Identify all lines in the data containing the string "that". Copy them out.

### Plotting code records
------------------------------

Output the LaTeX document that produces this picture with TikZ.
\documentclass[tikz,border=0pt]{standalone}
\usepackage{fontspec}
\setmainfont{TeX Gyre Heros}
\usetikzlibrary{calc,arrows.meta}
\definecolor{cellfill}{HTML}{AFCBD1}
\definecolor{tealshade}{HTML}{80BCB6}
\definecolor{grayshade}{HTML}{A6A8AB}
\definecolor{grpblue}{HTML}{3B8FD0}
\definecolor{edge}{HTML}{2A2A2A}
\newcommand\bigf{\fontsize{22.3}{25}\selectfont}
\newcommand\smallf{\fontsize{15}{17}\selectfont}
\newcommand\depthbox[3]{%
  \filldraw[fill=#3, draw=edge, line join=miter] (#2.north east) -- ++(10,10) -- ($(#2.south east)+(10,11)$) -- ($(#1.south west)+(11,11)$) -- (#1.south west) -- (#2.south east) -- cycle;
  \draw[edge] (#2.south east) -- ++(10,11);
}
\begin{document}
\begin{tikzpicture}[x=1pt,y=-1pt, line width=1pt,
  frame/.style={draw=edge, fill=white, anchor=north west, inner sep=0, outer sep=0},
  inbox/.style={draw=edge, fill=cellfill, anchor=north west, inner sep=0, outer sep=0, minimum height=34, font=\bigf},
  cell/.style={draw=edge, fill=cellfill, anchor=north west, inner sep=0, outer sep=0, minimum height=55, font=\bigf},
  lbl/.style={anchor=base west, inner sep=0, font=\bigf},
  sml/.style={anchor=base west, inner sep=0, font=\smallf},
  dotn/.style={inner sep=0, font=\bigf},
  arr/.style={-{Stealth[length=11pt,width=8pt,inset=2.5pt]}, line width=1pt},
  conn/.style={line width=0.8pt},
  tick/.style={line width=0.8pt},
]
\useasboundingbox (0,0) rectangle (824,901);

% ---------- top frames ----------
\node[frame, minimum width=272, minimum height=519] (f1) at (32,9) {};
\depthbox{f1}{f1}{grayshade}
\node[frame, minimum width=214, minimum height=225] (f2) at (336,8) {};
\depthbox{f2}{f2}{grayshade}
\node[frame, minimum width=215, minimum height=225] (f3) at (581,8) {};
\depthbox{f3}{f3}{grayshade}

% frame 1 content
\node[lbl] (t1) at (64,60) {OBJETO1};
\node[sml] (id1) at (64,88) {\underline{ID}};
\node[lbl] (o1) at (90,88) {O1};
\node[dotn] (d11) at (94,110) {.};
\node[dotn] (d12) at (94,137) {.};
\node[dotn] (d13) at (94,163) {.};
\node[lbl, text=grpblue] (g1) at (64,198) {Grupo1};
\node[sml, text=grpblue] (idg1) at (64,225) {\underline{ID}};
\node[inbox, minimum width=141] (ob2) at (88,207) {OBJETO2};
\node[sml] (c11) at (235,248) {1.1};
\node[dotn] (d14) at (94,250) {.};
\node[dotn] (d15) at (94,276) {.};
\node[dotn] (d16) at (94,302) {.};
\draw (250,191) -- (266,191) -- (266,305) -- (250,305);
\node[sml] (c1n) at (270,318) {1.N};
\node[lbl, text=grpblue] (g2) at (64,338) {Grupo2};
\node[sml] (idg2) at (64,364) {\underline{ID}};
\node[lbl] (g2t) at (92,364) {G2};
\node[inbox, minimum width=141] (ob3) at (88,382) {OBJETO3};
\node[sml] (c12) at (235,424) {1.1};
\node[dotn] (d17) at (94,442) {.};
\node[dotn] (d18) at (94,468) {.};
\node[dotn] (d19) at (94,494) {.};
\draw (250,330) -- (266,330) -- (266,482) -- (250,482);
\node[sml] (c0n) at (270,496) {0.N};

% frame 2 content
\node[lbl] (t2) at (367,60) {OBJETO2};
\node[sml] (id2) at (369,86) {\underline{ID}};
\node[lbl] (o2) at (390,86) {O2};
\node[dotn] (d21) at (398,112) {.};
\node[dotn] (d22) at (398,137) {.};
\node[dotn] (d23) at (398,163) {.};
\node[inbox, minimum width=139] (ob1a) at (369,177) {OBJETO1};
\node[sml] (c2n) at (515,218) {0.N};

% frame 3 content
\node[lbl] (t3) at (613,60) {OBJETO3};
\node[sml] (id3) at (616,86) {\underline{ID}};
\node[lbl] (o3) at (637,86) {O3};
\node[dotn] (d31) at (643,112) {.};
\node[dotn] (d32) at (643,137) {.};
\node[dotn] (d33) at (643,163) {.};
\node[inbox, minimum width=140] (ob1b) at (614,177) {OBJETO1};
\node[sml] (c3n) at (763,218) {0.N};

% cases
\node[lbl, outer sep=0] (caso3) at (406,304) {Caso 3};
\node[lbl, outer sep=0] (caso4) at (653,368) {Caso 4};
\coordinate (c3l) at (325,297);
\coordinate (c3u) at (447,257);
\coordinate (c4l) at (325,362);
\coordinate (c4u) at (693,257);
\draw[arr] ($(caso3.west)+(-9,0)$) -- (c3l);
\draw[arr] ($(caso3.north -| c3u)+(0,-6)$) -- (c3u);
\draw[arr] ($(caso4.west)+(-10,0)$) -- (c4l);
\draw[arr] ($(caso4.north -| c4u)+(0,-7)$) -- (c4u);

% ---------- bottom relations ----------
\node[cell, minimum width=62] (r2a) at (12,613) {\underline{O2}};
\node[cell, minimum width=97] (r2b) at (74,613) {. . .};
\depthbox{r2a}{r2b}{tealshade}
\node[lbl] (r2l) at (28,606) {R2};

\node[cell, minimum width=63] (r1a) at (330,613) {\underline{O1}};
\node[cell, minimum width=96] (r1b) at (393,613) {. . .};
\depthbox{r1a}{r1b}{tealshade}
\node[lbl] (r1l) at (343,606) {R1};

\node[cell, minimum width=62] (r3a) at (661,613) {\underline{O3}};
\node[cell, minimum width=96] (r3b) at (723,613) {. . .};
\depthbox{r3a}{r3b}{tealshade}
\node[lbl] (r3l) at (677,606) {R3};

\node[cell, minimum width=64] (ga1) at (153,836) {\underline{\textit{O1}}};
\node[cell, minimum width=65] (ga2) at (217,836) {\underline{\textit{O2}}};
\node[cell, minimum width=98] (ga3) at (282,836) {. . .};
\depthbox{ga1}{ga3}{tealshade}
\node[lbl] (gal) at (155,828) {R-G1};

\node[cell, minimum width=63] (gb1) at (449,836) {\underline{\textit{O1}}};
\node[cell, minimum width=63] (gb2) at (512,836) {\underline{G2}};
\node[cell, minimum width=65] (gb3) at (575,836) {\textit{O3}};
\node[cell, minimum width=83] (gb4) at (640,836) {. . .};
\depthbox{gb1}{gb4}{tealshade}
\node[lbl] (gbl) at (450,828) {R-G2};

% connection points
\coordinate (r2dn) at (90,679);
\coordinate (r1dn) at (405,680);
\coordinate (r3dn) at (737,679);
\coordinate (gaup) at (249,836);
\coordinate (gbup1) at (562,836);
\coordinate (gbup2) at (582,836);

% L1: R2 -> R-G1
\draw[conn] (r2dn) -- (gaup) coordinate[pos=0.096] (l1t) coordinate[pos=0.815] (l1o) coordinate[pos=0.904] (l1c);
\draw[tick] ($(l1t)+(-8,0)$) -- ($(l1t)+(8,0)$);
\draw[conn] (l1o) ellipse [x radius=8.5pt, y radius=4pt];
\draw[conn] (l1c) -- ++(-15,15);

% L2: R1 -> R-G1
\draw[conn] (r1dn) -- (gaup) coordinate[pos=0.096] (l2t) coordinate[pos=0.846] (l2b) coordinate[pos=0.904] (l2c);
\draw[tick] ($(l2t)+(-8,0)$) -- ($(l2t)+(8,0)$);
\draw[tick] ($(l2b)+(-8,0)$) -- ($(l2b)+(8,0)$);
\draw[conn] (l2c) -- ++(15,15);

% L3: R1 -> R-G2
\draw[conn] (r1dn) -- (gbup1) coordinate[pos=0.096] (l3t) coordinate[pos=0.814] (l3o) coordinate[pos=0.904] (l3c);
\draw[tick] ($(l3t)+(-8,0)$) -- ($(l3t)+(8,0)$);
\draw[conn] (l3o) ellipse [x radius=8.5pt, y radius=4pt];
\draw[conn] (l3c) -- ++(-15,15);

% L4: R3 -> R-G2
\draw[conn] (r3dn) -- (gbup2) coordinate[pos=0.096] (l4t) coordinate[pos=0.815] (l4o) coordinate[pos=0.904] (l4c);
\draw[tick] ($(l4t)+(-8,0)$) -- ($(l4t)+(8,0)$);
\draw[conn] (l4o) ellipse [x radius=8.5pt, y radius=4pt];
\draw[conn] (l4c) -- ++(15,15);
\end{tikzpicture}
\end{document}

------------------------------

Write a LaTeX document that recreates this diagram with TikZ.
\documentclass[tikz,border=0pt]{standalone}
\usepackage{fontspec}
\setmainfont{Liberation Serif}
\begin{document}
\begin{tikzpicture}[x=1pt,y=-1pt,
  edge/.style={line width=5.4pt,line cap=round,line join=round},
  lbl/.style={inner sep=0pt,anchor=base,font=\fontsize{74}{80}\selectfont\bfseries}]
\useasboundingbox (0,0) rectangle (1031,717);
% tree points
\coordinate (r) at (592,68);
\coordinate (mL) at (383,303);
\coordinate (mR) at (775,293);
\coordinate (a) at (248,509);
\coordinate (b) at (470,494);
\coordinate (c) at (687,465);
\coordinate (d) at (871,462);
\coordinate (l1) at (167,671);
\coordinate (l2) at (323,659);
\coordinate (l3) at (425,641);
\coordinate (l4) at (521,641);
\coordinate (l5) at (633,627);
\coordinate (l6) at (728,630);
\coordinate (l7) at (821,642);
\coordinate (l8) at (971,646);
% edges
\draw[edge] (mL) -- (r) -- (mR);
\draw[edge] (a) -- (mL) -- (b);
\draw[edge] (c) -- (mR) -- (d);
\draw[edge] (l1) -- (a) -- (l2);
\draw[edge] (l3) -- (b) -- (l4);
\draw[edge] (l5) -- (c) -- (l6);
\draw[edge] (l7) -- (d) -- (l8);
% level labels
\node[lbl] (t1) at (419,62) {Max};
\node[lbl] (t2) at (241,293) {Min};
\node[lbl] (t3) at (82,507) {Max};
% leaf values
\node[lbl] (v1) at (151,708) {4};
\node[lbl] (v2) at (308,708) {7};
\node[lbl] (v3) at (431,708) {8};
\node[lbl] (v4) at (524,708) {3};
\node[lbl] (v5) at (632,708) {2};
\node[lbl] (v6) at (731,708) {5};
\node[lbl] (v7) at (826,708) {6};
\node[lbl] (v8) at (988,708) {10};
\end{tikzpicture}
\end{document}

------------------------------

### Correct output
Output the LaTeX document that produces this picture with TikZ.
Write a LaTeX document that recreates this diagram with TikZ.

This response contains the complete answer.